The survey also found significant differences between countries. In the UK, for example, the lives of men and women were held in equal regard – but just across the Channel in France, women’s lives ranked far higher than men’s. Interestingly, the UK also ranked higher for preferring to take no action.

The study broadly grouped countries into ‘western’ ‘eastern’ and ‘southern’, and found variations on those lines. For example, respondents in eastern countries were considerably more likely to favour the lives of elderly people, especially when compared with southern countries.

Edmond Awad, lead author of the paper detailing the survey’s findings, said: “The study is basically trying to understand the kinds of moral decisions that driverless cars might have to resort to. We don’t yet know how they should do that.

“The main preferences were to some degree universally agreed on, but the degree to which they agree with this or not varies among different groups or countries.”

The survey didn’t find a marked difference in morality based on any other demographic characteristic – whether that was age, education, gender, income or religious views. A total of 492,000 respondents offered demographic data.
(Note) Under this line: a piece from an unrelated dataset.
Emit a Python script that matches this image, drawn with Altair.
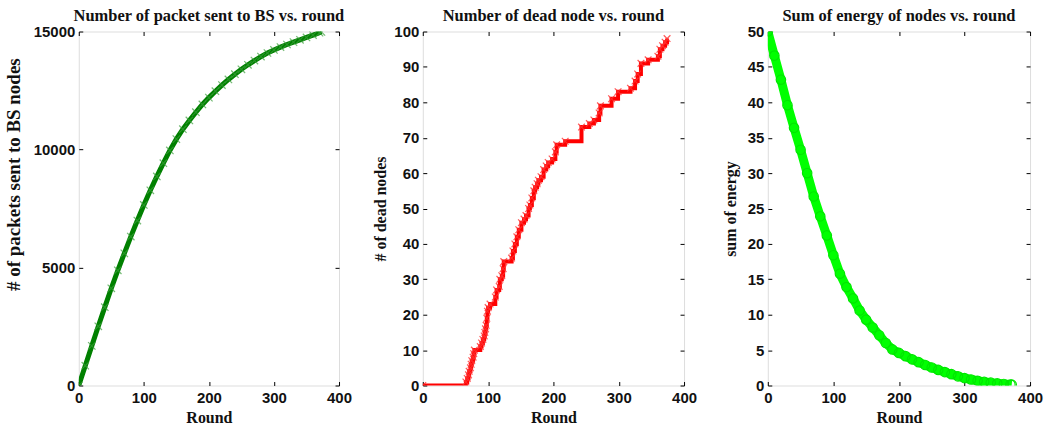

Project associate Iyad Rahwan suggested that these preferences could, in theory, alter the way autonomous vehicle software is written. “The question is whether these differences in preferences will matter in terms of people’s adoption of the new technology when [vehicles] employ a specific rule,” he said.

Fully autonomous vehicles are not currently legal in any country outside of specifically granted exemptions. The current maximum is ‘level three’ autonomy, where a car can drive itself in specific situations but requires a human driver to be ready to take over control at any time. The MIT survey was based on theoretical ‘level five’ cars, which are fully autonomous and have no need for a human driver.